| Written instruction |
Exactly repeat all the records below, omitting the images they hold.

| Source code of charts |
---*---

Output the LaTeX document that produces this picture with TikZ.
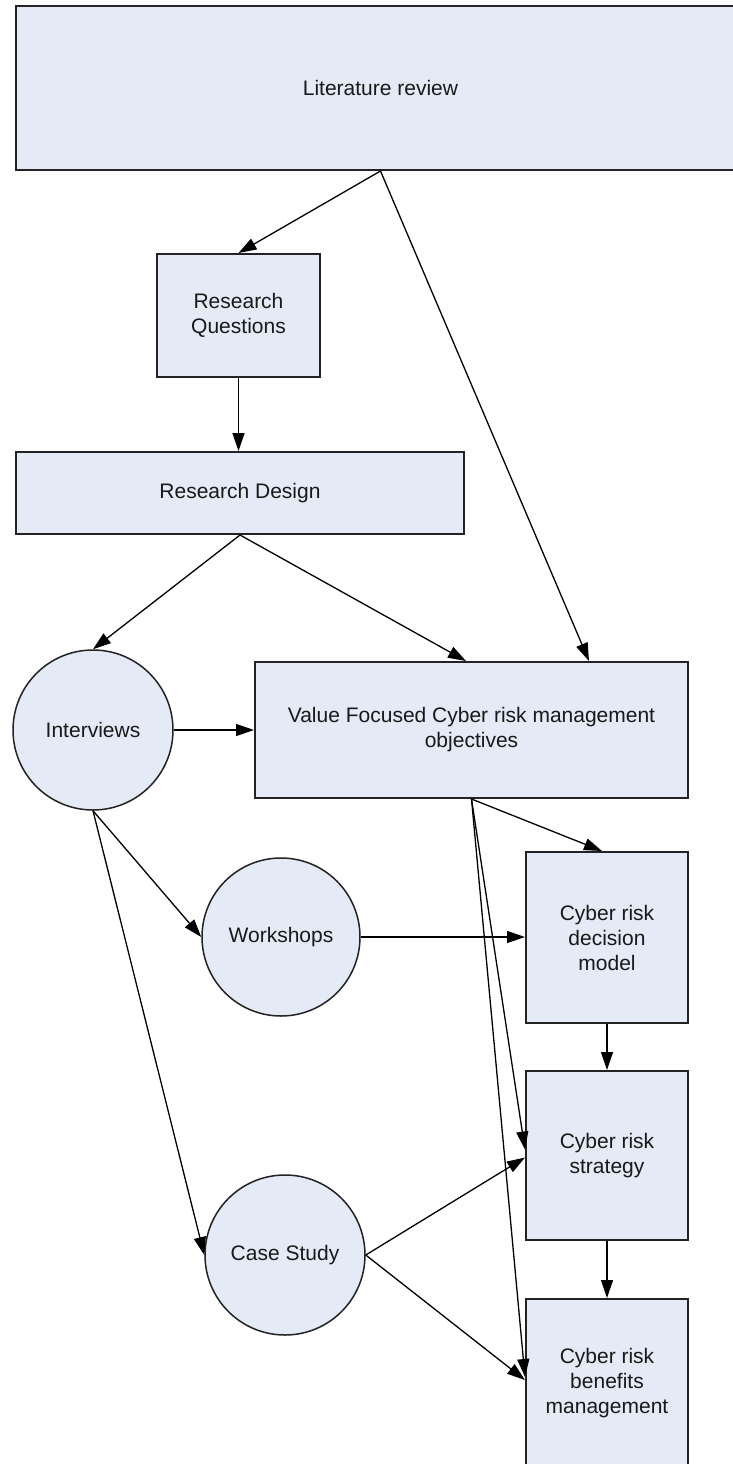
\documentclass[tikz,border=0pt]{standalone}
\usepackage{fontspec}
\setmainfont{Liberation Sans}
\usetikzlibrary{arrows.meta,calc}
\definecolor{boxfill}{RGB}{228,234,246}
\definecolor{edgegray}{RGB}{35,35,35}
\begin{document}
\begin{tikzpicture}[x=1pt,y=-1pt,
  every node/.style={font=\fontsize{21}{25}\selectfont, text=black!90},
  box/.style={draw=edgegray, line width=2pt, fill=boxfill, rectangle, inner sep=0pt, align=center},
  ring/.style={draw=edgegray, line width=1.5pt, fill=boxfill, circle, inner sep=0pt},
  link/.style={draw=black, line width=1.3pt, -{Triangle[length=18pt,width=12pt]}}
]
\useasboundingbox (0,0) rectangle (733,1464);
\clip (0,0) rectangle (733,1464);
\fill[white] (0,0) rectangle (733,1464);

% process boxes
\node[box, minimum width=729pt, minimum height=164pt] (lit) at (380.5,88) {Literature review};
\node[box, minimum width=163pt, minimum height=123pt] (rq) at (238.5,315.5) {Research\\Questions};
\node[box, minimum width=448pt, minimum height=82pt] (rd) at (240,493) {Research Design};
\node[box, minimum width=433pt, minimum height=136pt] (vf) at (471.5,730) {Value Focused Cyber risk management\\objectives};
\node[box, minimum width=162pt, minimum height=171pt] (dec) at (607,937.5) {Cyber risk\\decision\\model};
\node[box, minimum width=162pt, minimum height=169pt] (strat) at (607,1155.5) {Cyber risk\\strategy};
\node[box, minimum width=162pt, minimum height=168pt] (ben) at (607,1383) {Cyber risk\\benefits\\management};

% data sources
\node[ring, minimum size=160pt] (int) at (93,730) {Interviews};
\node[ring, minimum size=158pt] (ws) at (281,937) {Workshops};
\node[ring, minimum size=160pt] (cs) at (285,1255) {Case Study};

% connectors
\draw[link] (lit.south) -- (rq.north);
\draw[link] (lit.south) -- ($(vf.north west)+(335,0)$);
\draw[link] (rq.south) -- (rq.south |- rd.north);
\draw[link] (rd.south) -- (int.north);
\draw[link] (rd.south) -- ($(vf.north west)+(212,0)$);
\draw[link] (int.east) -- (vf.west);
\draw[link] (int.south) -- (ws.west);
\draw[link] (int.south) -- (cs.west);
\draw[link] (ws.east) -- (ws.east -| dec.west);
\draw[link] (vf.south) -- ($(dec.north)+(-5,0)$);
\draw[link] (vf.south) -- ([yshift=6pt]strat.west);
\draw[link] (vf.south) -- ([yshift=6pt]ben.west);
\draw[link] (cs.east) -- ([yshift=-2pt]strat.west);
\draw[link] (cs.east) -- ([yshift=3pt]ben.west);
\draw[link] (dec.south) -- (strat.north);
\draw[link] (strat.south) -- (ben.north);
\end{tikzpicture}
\end{document}
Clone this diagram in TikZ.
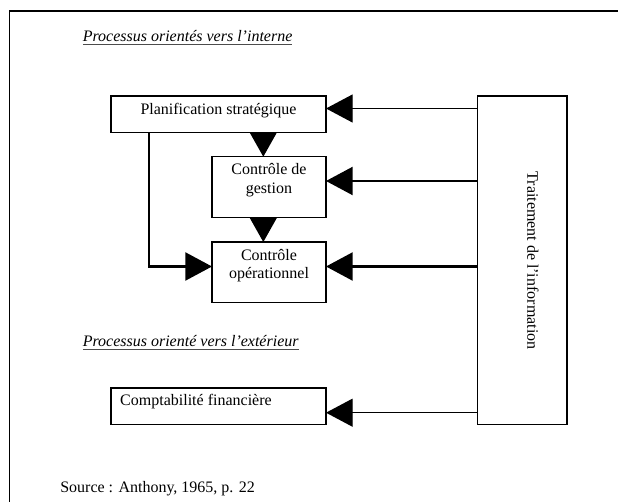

---*---

| Expected output |
Output the LaTeX document that produces this picture with TikZ.
\documentclass[tikz,border=0pt]{standalone}
\usepackage{fontspec}
\setmainfont{Liberation Sans}
\usetikzlibrary{arrows.meta,calc}
\definecolor{boxfill}{RGB}{228,234,246}
\definecolor{edgegray}{RGB}{35,35,35}
\begin{document}
\begin{tikzpicture}[x=1pt,y=-1pt,
  every node/.style={font=\fontsize{21}{25}\selectfont, text=black!90},
  box/.style={draw=edgegray, line width=2pt, fill=boxfill, rectangle, inner sep=0pt, align=center},
  ring/.style={draw=edgegray, line width=1.5pt, fill=boxfill, circle, inner sep=0pt},
  link/.style={draw=black, line width=1.3pt, -{Triangle[length=18pt,width=12pt]}}
]
\useasboundingbox (0,0) rectangle (733,1464);
\clip (0,0) rectangle (733,1464);
\fill[white] (0,0) rectangle (733,1464);

% process boxes
\node[box, minimum width=729pt, minimum height=164pt] (lit) at (380.5,88) {Literature review};
\node[box, minimum width=163pt, minimum height=123pt] (rq) at (238.5,315.5) {Research\\Questions};
\node[box, minimum width=448pt, minimum height=82pt] (rd) at (240,493) {Research Design};
\node[box, minimum width=433pt, minimum height=136pt] (vf) at (471.5,730) {Value Focused Cyber risk management\\objectives};
\node[box, minimum width=162pt, minimum height=171pt] (dec) at (607,937.5) {Cyber risk\\decision\\model};
\node[box, minimum width=162pt, minimum height=169pt] (strat) at (607,1155.5) {Cyber risk\\strategy};
\node[box, minimum width=162pt, minimum height=168pt] (ben) at (607,1383) {Cyber risk\\benefits\\management};

% data sources
\node[ring, minimum size=160pt] (int) at (93,730) {Interviews};
\node[ring, minimum size=158pt] (ws) at (281,937) {Workshops};
\node[ring, minimum size=160pt] (cs) at (285,1255) {Case Study};

% connectors
\draw[link] (lit.south) -- (rq.north);
\draw[link] (lit.south) -- ($(vf.north west)+(335,0)$);
\draw[link] (rq.south) -- (rq.south |- rd.north);
\draw[link] (rd.south) -- (int.north);
\draw[link] (rd.south) -- ($(vf.north west)+(212,0)$);
\draw[link] (int.east) -- (vf.west);
\draw[link] (int.south) -- (ws.west);
\draw[link] (int.south) -- (cs.west);
\draw[link] (ws.east) -- (ws.east -| dec.west);
\draw[link] (vf.south) -- ($(dec.north)+(-5,0)$);
\draw[link] (vf.south) -- ([yshift=6pt]strat.west);
\draw[link] (vf.south) -- ([yshift=6pt]ben.west);
\draw[link] (cs.east) -- ([yshift=-2pt]strat.west);
\draw[link] (cs.east) -- ([yshift=3pt]ben.west);
\draw[link] (dec.south) -- (strat.north);
\draw[link] (strat.south) -- (ben.north);
\end{tikzpicture}
\end{document}
Clone this diagram in TikZ.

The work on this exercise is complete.